# Start of Recorded information
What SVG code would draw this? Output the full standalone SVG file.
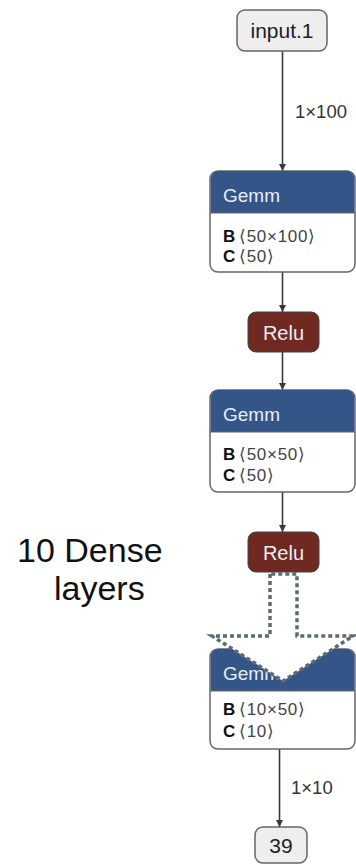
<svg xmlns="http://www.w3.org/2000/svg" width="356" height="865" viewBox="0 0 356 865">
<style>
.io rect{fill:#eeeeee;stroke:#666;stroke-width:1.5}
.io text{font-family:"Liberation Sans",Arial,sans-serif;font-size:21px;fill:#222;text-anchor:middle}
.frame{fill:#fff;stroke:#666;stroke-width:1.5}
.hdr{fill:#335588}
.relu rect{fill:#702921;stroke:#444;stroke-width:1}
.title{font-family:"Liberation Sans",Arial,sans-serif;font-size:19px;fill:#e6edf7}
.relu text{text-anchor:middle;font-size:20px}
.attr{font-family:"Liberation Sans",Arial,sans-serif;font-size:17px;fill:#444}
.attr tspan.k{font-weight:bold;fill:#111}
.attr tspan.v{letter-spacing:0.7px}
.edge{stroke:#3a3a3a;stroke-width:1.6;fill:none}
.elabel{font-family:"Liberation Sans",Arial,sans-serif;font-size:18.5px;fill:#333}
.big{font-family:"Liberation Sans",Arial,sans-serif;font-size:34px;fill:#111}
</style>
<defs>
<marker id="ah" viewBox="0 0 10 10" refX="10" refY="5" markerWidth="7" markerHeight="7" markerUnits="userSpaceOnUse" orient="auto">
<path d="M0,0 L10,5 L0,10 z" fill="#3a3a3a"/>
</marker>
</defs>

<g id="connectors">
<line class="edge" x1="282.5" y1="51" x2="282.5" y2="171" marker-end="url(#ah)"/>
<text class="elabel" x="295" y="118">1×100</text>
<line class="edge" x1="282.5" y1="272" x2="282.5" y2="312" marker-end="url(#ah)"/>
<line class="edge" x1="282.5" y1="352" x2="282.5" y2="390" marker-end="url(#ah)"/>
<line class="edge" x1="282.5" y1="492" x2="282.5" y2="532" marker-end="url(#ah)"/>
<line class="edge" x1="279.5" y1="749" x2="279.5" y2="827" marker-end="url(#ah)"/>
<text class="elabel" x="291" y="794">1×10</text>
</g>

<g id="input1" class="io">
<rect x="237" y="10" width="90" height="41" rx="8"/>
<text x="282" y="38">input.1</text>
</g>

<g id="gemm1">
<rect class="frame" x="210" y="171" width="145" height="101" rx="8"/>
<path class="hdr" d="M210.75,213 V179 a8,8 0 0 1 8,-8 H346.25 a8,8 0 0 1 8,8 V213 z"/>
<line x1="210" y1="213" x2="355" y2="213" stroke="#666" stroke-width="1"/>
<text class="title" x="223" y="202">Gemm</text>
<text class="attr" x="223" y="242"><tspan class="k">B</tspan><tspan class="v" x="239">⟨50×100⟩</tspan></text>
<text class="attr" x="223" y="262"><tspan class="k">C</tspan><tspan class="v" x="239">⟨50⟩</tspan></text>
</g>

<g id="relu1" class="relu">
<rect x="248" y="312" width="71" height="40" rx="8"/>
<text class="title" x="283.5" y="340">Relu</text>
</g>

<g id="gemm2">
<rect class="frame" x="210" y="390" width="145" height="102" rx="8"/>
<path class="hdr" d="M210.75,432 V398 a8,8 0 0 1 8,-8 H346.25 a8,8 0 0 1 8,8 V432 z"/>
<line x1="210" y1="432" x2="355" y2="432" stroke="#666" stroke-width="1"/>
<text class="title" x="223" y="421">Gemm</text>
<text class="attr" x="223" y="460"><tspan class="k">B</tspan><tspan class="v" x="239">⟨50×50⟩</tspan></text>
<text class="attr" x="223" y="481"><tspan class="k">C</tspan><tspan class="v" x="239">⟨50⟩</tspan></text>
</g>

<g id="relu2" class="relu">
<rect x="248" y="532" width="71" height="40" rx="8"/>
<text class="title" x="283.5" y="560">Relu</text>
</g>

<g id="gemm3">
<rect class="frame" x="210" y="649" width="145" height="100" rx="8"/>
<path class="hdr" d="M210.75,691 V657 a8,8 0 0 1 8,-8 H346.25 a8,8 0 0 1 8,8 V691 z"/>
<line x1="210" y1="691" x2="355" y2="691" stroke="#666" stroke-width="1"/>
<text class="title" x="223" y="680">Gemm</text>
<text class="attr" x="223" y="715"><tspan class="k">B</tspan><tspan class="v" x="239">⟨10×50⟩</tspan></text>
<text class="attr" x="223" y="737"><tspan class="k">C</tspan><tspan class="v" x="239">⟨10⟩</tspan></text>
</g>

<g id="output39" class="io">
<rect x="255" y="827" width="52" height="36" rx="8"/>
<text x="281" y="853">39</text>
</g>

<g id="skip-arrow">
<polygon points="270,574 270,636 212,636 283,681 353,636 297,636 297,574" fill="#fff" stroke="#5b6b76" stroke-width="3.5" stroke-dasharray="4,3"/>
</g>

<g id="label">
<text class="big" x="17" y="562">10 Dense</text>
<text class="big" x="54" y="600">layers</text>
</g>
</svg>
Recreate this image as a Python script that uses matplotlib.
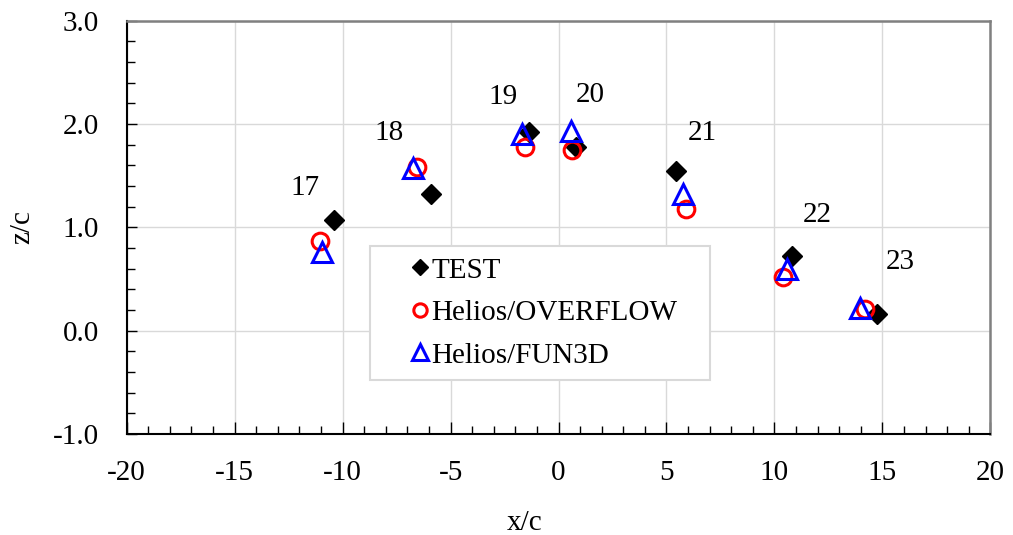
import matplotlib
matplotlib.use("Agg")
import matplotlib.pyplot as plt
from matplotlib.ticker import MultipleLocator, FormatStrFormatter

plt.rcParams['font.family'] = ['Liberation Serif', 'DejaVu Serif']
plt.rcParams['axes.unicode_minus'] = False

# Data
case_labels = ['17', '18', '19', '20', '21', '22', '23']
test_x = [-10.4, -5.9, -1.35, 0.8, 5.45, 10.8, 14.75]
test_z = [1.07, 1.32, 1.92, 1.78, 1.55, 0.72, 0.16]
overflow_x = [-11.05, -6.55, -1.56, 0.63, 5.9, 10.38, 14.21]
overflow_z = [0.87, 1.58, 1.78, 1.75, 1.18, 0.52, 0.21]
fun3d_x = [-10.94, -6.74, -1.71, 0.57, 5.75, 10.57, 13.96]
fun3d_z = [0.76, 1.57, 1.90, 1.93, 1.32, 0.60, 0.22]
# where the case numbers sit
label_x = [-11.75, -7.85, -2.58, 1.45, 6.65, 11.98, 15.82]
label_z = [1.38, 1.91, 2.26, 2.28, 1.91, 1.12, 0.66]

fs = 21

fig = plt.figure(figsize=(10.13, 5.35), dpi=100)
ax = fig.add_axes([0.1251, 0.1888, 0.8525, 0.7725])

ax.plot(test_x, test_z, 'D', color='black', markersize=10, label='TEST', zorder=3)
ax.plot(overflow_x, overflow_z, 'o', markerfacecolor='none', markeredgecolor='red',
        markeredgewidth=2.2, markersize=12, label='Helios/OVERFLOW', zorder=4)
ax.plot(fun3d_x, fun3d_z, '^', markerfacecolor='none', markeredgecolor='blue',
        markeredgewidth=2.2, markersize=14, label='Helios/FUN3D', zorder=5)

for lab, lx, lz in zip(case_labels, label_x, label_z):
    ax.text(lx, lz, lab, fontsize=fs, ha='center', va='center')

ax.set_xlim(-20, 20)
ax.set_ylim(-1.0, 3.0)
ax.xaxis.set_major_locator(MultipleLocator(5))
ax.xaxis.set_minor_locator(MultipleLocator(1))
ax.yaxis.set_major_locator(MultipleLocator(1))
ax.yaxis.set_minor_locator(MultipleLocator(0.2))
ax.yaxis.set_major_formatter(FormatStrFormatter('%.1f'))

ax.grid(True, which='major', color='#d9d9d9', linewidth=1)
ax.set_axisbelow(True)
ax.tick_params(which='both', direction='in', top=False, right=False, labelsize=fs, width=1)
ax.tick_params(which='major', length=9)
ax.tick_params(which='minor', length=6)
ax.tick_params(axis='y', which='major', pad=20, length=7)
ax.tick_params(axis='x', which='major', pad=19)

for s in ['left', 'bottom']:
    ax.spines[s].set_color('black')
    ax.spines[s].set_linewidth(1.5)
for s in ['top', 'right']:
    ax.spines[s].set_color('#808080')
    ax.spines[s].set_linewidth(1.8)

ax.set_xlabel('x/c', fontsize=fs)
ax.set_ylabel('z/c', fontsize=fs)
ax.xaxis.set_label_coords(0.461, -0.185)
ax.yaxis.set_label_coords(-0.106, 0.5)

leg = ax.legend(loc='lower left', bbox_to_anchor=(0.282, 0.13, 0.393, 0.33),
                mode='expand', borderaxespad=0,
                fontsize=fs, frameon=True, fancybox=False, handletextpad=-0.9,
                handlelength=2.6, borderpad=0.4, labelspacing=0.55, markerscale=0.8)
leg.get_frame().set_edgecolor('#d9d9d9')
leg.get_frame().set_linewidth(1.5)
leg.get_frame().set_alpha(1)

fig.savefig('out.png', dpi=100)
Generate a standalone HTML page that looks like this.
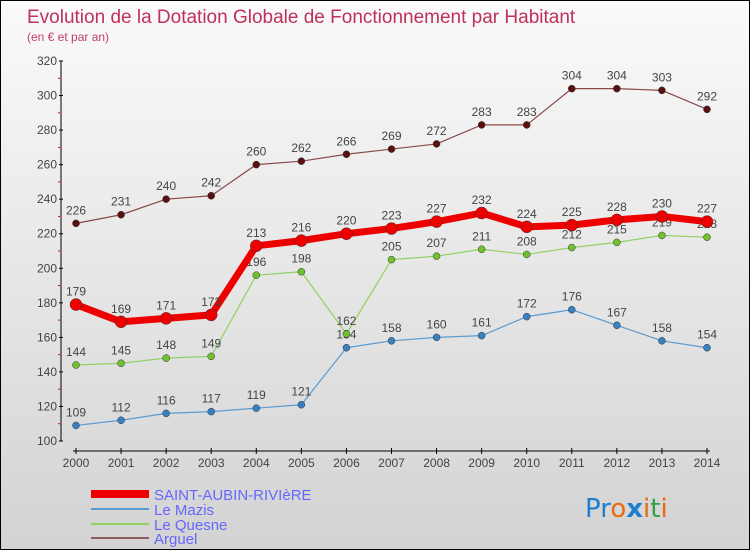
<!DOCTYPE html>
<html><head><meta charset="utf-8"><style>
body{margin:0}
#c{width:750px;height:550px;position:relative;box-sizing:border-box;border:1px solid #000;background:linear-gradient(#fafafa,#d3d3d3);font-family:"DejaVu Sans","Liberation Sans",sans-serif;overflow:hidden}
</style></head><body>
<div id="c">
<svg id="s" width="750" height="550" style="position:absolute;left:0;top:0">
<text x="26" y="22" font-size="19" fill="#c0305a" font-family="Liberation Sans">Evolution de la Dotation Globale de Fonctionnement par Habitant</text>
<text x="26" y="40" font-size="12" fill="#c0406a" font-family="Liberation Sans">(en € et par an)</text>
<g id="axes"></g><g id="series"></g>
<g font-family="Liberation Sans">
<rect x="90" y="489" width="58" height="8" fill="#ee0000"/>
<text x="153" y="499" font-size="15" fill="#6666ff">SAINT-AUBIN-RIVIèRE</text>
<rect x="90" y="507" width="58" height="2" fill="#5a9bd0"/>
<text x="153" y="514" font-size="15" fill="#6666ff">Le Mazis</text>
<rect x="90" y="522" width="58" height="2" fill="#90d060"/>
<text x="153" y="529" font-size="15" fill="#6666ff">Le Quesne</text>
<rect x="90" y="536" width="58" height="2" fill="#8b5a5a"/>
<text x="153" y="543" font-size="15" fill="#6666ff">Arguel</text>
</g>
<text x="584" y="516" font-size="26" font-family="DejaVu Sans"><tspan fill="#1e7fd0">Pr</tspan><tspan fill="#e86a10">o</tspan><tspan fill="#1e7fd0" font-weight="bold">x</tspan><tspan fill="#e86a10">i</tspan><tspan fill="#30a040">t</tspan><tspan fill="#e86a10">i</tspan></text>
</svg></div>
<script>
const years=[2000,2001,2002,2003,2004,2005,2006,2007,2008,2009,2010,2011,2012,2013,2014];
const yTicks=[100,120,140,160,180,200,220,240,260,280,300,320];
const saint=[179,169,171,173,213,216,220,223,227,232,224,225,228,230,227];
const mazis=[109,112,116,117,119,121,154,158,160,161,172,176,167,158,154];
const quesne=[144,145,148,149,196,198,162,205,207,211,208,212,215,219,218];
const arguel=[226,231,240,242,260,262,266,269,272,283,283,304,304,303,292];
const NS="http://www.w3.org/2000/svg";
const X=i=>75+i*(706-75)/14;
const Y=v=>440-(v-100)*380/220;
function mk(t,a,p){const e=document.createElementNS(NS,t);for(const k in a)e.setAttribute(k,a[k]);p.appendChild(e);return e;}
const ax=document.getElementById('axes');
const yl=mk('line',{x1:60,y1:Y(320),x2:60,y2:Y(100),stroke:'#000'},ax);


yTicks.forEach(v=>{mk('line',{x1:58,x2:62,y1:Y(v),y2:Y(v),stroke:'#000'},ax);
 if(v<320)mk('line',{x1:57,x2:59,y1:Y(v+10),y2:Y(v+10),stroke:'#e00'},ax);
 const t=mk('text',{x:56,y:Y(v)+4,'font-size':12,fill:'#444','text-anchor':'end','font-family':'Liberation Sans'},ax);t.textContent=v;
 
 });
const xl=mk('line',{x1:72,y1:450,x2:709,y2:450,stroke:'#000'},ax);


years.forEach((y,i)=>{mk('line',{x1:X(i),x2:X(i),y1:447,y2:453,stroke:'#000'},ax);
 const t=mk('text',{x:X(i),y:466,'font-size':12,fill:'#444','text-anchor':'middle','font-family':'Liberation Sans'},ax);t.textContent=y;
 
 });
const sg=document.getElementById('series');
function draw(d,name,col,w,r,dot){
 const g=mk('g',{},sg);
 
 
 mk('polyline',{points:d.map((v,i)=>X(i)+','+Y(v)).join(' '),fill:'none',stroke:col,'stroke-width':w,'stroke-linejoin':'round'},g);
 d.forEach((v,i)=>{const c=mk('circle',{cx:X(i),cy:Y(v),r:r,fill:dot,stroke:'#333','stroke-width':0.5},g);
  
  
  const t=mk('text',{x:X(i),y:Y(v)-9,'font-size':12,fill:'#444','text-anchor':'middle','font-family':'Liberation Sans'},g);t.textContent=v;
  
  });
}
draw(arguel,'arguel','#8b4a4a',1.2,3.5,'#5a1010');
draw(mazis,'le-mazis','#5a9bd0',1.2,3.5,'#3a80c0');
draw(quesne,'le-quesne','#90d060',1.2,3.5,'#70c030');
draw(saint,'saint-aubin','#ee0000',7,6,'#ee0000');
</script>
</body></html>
# End of Recorded information
- [Goal] In the listing above, find the line containing "Recreate this image" and the line containing "plt.rcParams['axes.unicode_minus'] = False", then return both of them and every line between, exactly, without pictures.

- [The reply]
Recreate this image as a Python script that uses matplotlib.
import matplotlib
matplotlib.use("Agg")
import matplotlib.pyplot as plt
from matplotlib.ticker import MultipleLocator, FormatStrFormatter

plt.rcParams['font.family'] = ['Liberation Serif', 'DejaVu Serif']
plt.rcParams['axes.unicode_minus'] = False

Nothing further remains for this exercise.